-- START --

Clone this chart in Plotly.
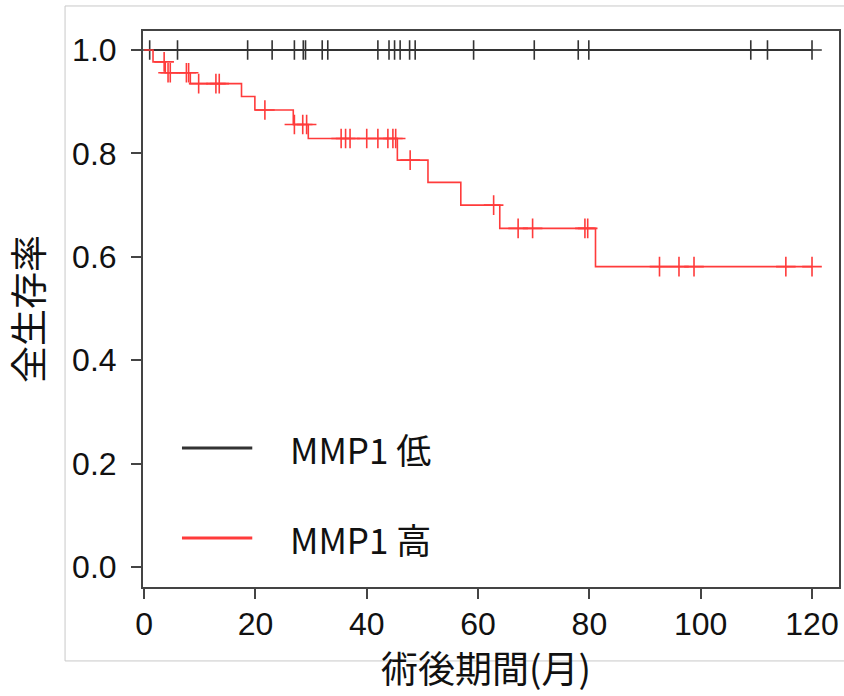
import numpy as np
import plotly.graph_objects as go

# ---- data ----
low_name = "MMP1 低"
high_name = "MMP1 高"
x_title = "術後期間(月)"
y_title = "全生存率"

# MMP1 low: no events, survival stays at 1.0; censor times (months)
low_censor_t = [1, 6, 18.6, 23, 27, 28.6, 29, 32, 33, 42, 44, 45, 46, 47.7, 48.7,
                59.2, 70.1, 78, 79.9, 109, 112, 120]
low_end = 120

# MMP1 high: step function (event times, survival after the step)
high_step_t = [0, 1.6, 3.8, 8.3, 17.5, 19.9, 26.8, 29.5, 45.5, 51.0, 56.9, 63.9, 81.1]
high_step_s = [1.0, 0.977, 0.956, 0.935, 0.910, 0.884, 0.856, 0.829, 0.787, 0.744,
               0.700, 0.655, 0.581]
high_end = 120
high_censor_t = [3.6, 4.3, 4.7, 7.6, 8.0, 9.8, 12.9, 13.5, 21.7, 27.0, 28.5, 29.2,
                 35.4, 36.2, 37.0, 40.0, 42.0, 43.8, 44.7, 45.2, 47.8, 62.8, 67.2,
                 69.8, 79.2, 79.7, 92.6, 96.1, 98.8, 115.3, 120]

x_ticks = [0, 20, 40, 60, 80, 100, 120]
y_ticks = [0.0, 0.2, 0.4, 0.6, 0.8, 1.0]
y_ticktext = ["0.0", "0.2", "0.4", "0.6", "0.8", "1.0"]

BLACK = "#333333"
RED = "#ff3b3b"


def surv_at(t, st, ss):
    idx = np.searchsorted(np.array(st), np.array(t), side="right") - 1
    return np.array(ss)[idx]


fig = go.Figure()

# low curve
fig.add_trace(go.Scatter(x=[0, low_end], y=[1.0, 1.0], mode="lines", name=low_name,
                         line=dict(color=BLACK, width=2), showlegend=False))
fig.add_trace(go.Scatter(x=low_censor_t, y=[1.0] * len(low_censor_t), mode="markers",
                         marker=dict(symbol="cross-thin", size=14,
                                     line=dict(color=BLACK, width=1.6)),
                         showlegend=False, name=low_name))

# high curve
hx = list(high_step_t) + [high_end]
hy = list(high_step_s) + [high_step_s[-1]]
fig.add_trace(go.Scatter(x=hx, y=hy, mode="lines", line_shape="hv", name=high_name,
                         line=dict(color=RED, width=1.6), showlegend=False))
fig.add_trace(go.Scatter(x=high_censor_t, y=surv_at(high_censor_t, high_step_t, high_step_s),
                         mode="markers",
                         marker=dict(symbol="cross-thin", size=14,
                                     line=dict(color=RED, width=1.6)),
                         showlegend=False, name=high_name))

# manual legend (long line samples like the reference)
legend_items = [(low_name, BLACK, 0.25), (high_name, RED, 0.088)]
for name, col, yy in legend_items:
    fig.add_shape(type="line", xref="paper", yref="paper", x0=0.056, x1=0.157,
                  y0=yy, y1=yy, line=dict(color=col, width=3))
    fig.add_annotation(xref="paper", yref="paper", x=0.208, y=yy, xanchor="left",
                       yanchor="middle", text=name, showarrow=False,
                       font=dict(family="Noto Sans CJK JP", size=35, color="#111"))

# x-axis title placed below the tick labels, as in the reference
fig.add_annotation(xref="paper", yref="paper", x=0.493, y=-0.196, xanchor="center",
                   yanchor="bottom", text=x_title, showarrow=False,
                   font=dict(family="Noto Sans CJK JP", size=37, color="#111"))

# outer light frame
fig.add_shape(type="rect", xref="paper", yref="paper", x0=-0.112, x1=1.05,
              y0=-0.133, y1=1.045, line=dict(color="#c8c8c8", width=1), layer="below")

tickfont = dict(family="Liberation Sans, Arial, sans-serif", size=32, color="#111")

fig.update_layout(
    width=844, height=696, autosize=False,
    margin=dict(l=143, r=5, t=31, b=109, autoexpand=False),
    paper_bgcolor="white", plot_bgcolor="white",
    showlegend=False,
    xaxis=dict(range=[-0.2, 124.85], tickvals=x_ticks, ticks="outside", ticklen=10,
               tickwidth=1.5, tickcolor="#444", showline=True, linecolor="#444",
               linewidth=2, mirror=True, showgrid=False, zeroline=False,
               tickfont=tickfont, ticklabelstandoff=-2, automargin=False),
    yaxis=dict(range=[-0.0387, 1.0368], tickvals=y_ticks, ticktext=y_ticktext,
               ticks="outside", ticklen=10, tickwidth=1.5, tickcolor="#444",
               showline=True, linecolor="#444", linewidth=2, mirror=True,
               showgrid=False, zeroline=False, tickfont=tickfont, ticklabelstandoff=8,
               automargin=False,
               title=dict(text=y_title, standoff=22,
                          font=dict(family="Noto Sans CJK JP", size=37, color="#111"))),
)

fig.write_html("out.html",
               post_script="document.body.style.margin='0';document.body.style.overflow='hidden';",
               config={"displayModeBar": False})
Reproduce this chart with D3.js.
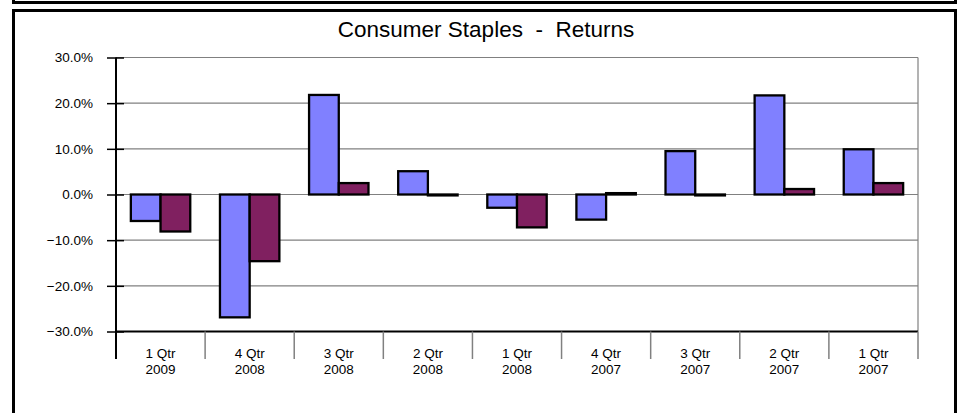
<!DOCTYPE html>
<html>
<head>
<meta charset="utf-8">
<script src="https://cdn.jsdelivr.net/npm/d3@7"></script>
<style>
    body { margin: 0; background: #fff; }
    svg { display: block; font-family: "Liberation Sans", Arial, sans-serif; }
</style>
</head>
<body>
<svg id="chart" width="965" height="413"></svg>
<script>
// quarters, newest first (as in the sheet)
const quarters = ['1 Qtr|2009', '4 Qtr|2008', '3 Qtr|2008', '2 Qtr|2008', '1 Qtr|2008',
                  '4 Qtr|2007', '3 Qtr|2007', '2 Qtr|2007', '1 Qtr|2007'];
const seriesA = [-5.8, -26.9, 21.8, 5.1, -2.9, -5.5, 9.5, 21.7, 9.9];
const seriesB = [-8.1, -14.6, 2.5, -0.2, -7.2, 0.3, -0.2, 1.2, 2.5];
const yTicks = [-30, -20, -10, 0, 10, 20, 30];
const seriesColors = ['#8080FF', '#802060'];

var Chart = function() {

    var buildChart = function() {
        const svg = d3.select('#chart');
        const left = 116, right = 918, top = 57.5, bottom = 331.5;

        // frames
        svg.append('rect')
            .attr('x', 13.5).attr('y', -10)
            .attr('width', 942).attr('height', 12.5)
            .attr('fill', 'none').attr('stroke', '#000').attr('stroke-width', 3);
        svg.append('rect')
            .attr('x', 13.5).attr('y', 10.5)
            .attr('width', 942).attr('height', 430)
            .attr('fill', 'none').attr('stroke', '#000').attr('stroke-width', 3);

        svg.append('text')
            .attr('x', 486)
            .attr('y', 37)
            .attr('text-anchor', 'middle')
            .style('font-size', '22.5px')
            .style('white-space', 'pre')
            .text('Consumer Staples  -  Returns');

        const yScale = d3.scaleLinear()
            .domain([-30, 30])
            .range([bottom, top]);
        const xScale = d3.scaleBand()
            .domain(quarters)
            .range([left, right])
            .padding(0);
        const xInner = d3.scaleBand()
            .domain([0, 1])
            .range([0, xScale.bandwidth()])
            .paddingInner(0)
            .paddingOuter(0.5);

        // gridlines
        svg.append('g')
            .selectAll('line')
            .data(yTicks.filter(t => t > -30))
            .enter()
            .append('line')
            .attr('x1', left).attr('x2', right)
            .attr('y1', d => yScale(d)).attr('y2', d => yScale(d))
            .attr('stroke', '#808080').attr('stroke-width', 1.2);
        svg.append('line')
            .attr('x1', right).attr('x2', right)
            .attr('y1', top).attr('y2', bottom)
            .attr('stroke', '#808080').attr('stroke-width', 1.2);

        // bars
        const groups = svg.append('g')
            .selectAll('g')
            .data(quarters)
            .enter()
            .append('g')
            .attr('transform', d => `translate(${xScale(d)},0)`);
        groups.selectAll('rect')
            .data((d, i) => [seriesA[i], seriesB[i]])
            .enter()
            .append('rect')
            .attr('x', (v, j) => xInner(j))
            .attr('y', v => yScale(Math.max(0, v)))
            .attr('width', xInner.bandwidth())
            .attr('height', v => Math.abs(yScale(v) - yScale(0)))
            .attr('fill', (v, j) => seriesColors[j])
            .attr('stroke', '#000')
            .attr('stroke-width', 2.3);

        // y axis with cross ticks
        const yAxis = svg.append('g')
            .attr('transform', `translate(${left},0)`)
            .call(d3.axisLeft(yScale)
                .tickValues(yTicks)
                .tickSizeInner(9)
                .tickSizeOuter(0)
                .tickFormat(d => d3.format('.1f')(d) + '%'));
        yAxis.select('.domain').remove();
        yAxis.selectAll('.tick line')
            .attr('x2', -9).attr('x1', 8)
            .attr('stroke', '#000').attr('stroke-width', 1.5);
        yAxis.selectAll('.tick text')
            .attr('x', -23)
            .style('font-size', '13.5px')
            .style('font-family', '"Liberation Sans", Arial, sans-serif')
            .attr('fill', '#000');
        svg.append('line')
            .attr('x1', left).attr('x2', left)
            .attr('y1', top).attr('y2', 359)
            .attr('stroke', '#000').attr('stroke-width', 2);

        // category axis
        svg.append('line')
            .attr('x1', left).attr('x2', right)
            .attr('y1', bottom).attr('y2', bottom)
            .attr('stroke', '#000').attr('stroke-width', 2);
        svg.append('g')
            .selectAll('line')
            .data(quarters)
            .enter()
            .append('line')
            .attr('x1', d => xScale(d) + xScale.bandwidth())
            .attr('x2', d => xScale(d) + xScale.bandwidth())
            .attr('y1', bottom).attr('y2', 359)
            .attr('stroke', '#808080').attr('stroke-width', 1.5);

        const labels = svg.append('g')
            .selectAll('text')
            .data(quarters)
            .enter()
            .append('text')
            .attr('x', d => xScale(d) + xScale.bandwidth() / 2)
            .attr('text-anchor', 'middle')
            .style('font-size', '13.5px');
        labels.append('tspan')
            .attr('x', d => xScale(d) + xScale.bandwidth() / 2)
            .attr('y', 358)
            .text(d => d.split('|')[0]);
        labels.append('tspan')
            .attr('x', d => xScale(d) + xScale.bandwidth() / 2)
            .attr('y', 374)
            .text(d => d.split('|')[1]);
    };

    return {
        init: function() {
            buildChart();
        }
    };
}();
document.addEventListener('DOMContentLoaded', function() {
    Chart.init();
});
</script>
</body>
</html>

-- END --

◆ **SET TASK**
In the entries above, find the line that contains "fig = go.Figure()", then repeat exactly every line from the first one through that line, with no pictures.

◆ **ANSWER**
Clone this chart in Plotly.
import numpy as np
import plotly.graph_objects as go

# ---- data ----
low_name = "MMP1 低"
high_name = "MMP1 高"
x_title = "術後期間(月)"
y_title = "全生存率"

# MMP1 low: no events, survival stays at 1.0; censor times (months)
low_censor_t = [1, 6, 18.6, 23, 27, 28.6, 29, 32, 33, 42, 44, 45, 46, 47.7, 48.7,
                59.2, 70.1, 78, 79.9, 109, 112, 120]
low_end = 120

# MMP1 high: step function (event times, survival after the step)
high_step_t = [0, 1.6, 3.8, 8.3, 17.5, 19.9, 26.8, 29.5, 45.5, 51.0, 56.9, 63.9, 81.1]
high_step_s = [1.0, 0.977, 0.956, 0.935, 0.910, 0.884, 0.856, 0.829, 0.787, 0.744,
               0.700, 0.655, 0.581]
high_end = 120
high_censor_t = [3.6, 4.3, 4.7, 7.6, 8.0, 9.8, 12.9, 13.5, 21.7, 27.0, 28.5, 29.2,
                 35.4, 36.2, 37.0, 40.0, 42.0, 43.8, 44.7, 45.2, 47.8, 62.8, 67.2,
                 69.8, 79.2, 79.7, 92.6, 96.1, 98.8, 115.3, 120]

x_ticks = [0, 20, 40, 60, 80, 100, 120]
y_ticks = [0.0, 0.2, 0.4, 0.6, 0.8, 1.0]
y_ticktext = ["0.0", "0.2", "0.4", "0.6", "0.8", "1.0"]

BLACK = "#333333"
RED = "#ff3b3b"


def surv_at(t, st, ss):
    idx = np.searchsorted(np.array(st), np.array(t), side="right") - 1
    return np.array(ss)[idx]


fig = go.Figure()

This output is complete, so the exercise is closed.